> [Written request]
List all lines in the material below that contain "this".

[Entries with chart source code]
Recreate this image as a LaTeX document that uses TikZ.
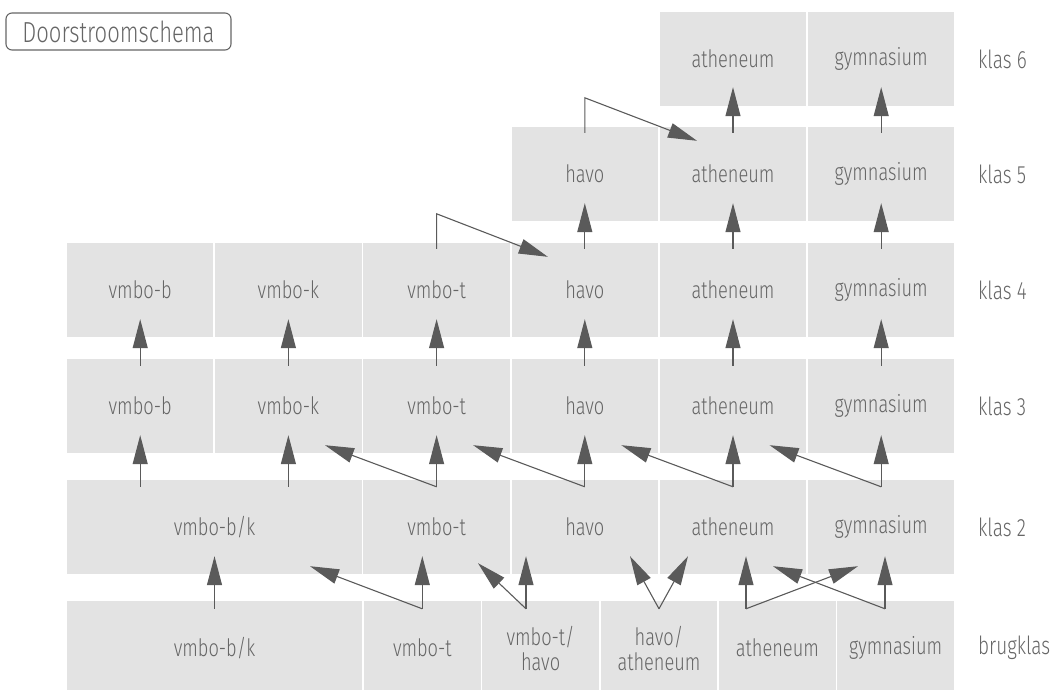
\documentclass[tikz,border=0pt]{standalone}
\usepackage{fontspec}
\setmainfont{Fira Sans Light}[FakeStretch=0.76]
\usetikzlibrary{arrows.meta}
\definecolor{cellgray}{HTML}{E3E3E3}
\definecolor{txtgray}{HTML}{666666}
\definecolor{arrgray}{HTML}{5A5A5A}
\begin{document}
\begin{tikzpicture}[x=1pt,y=-1pt,
    cell/.style={fill=cellgray,inner sep=0pt,minimum width=146.4pt,minimum height=94pt,
      text=txtgray,align=center,font=\fontsize{24}{25}\selectfont},
    wide/.style={cell,minimum width=295pt},
    narrow/.style={cell,minimum width=116.6pt},
    klas/.style={anchor=west,inner sep=0pt,text=txtgray,font=\fontsize{25}{26}\selectfont},
    arr/.style={draw=arrgray,line width=1.1pt,-{Triangle[length=29pt,width=15pt,fill=arrgray]}}]
    \useasboundingbox (0,0) rectangle (1058,690);
    \node[draw=txtgray,line width=1.1pt,rounded corners=6pt,minimum width=225pt,minimum height=37pt,
      inner sep=0pt,text=txtgray,font=\fontsize{29}{30}\selectfont] at (118.5,31.5) (title) {Doorstroomschema};
    \node[cell] at (733,59) (k6ath) {atheneum};
    \node[cell] at (881.2,59) (k6gym) {gymnasium};
    \node[cell] at (584.8,174) (k5hav) {havo};
    \node[cell] at (733,174) (k5ath) {atheneum};
    \node[cell] at (881.2,174) (k5gym) {gymnasium};
    \node[cell] at (140.2,290) (k4b) {vmbo-b};
    \node[cell] at (288.4,290) (k4k) {vmbo-k};
    \node[cell] at (436.6,290) (k4t) {vmbo-t};
    \node[cell] at (584.8,290) (k4hav) {havo};
    \node[cell] at (733,290) (k4ath) {atheneum};
    \node[cell] at (881.2,290) (k4gym) {gymnasium};
    \node[cell] at (140.2,406) (k3b) {vmbo-b};
    \node[cell] at (288.4,406) (k3k) {vmbo-k};
    \node[cell] at (436.6,406) (k3t) {vmbo-t};
    \node[cell] at (584.8,406) (k3hav) {havo};
    \node[cell] at (733,406) (k3ath) {atheneum};
    \node[cell] at (881.2,406) (k3gym) {gymnasium};
    \node[wide] at (214.5,527) (k2bk) {vmbo-b/k};
    \node[cell] at (436.6,527) (k2t) {vmbo-t};
    \node[cell] at (584.8,527) (k2hav) {havo};
    \node[cell] at (733,527) (k2ath) {atheneum};
    \node[cell] at (881.2,527) (k2gym) {gymnasium};
    \node[wide] at (214.5,648) (bkbk) {vmbo-b/k};
    \node[narrow] at (422.3,648) (bkt) {vmbo-t};
    \node[narrow] at (540.6,648) (bkth) {vmbo-t/\\havo};
    \node[narrow] at (659,648) (bkha) {havo/\\atheneum};
    \node[narrow] at (777.4,648) (bkath) {atheneum};
    \node[narrow] at (895.7,648) (bkgym) {gymnasium};
    \node[klas] at (978,59) (l6) {klas 6};
    \node[klas] at (978,174) (l5) {klas 5};
    \node[klas] at (978,290) (l4) {klas 4};
    \node[klas] at (978,406) (l3) {klas 3};
    \node[klas] at (978,527) (l2) {klas 2};
    \node[klas] at (978,648) (lb) {brugklas};
    \draw[arr] ([yshift=-6pt]k5ath.north) -- ([yshift=19pt]k6ath.south);
    \draw[arr] ([yshift=-6pt]k5gym.north) -- ([yshift=19pt]k6gym.south);
    \draw[arr] ([yshift=-6pt]k5hav.north) -- ++(0,-35) -- ([xshift=-36pt,yshift=-14pt]k5ath.north);
    \draw[arr] ([yshift=-6pt]k4hav.north) -- ([yshift=18pt]k5hav.south);
    \draw[arr] ([yshift=-6pt]k4ath.north) -- ([yshift=18pt]k5ath.south);
    \draw[arr] ([yshift=-6pt]k4gym.north) -- ([yshift=18pt]k5gym.south);
    \draw[arr] ([yshift=-6pt]k4t.north) -- ++(0,-35) -- ([xshift=-37pt,yshift=-14pt]k4hav.north);
    \draw[arr] ([yshift=-7pt]k3b.north) -- ([yshift=18pt]k4b.south);
    \draw[arr] ([yshift=-7pt]k3k.north) -- ([yshift=18pt]k4k.south);
    \draw[arr] ([yshift=-7pt]k3t.north) -- ([yshift=18pt]k4t.south);
    \draw[arr] ([yshift=-7pt]k3hav.north) -- ([yshift=18pt]k4hav.south);
    \draw[arr] ([yshift=-7pt]k3ath.north) -- ([yshift=18pt]k4ath.south);
    \draw[arr] ([yshift=-7pt]k3gym.north) -- ([yshift=18pt]k4gym.south);
    \draw[arr] ([xshift=-74.3pt,yshift=-7pt]k2bk.north) -- ([yshift=18pt]k3b.south);
    \draw[arr] ([xshift=73.9pt,yshift=-7pt]k2bk.north) -- ([yshift=18pt]k3k.south);
    \draw[arr] ([yshift=-7pt]k2t.north) -- ([yshift=18pt]k3t.south);
    \draw[arr] ([yshift=-7pt]k2t.north) -- ([xshift=36.6pt,yshift=8pt]k3k.south);
    \draw[arr] ([yshift=-7pt]k2hav.north) -- ([yshift=18pt]k3hav.south);
    \draw[arr] ([yshift=-7pt]k2hav.north) -- ([xshift=36.6pt,yshift=8pt]k3t.south);
    \draw[arr] ([yshift=-7pt]k2ath.north) -- ([yshift=18pt]k3ath.south);
    \draw[arr] ([yshift=-7pt]k2ath.north) -- ([xshift=36.6pt,yshift=8pt]k3hav.south);
    \draw[arr] ([yshift=-7pt]k2gym.north) -- ([yshift=18pt]k3gym.south);
    \draw[arr] ([yshift=-7pt]k2gym.north) -- ([xshift=36.6pt,yshift=8pt]k3ath.south);
    \draw[arr] ([yshift=-8pt]bkbk.north) -- ([yshift=18pt]k2bk.south);
    \draw[arr] ([yshift=-8pt]bkt.north) -- ([xshift=-14.3pt,yshift=18pt]k2t.south);
    \draw[arr] ([yshift=-8pt]bkt.north) -- ([xshift=95.5pt,yshift=8pt]k2bk.south);
    \draw[arr] ([xshift=-14.6pt,yshift=-8pt]bkth.north) -- ([xshift=-58.8pt,yshift=18pt]k2hav.south);
    \draw[arr] ([xshift=-14.6pt,yshift=-8pt]bkth.north) -- ([xshift=41.4pt,yshift=11pt]k2t.south);
    \draw[arr] ([yshift=-8pt]bkha.north) -- ([xshift=45.2pt,yshift=18pt]k2hav.south);
    \draw[arr] ([yshift=-8pt]bkha.north) -- ([xshift=-45pt,yshift=18pt]k2ath.south);
    \draw[arr] ([xshift=-31.4pt,yshift=-8pt]bkath.north) -- ([xshift=13pt,yshift=18pt]k2ath.south);
    \draw[arr] ([xshift=-31.4pt,yshift=-8pt]bkath.north) -- ([xshift=-23.2pt,yshift=8pt]k2gym.south);
    \draw[arr] ([xshift=-10.7pt,yshift=-8pt]bkgym.north) -- ([xshift=3.8pt,yshift=18pt]k2gym.south);
    \draw[arr] ([xshift=-10.7pt,yshift=-8pt]bkgym.north) -- ([xshift=40pt,yshift=8pt]k2ath.south);
\end{tikzpicture}
\end{document}
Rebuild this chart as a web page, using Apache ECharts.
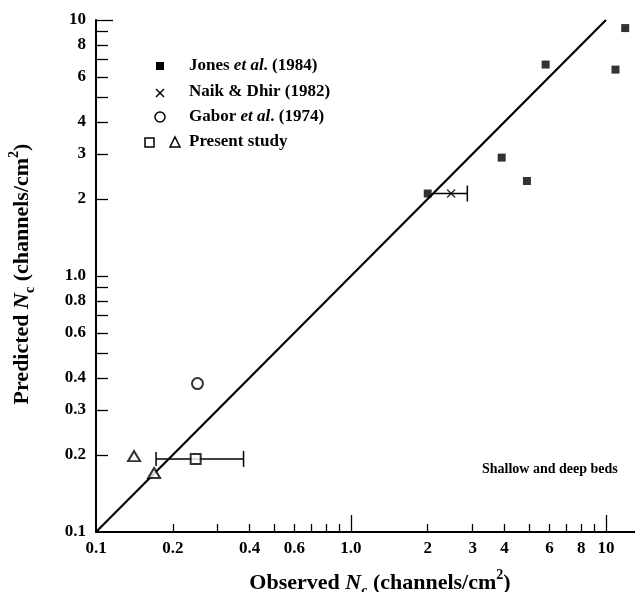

> [Final answer]
Recreate this image as a LaTeX document that uses TikZ.
Rebuild this chart as a web page, using Apache ECharts.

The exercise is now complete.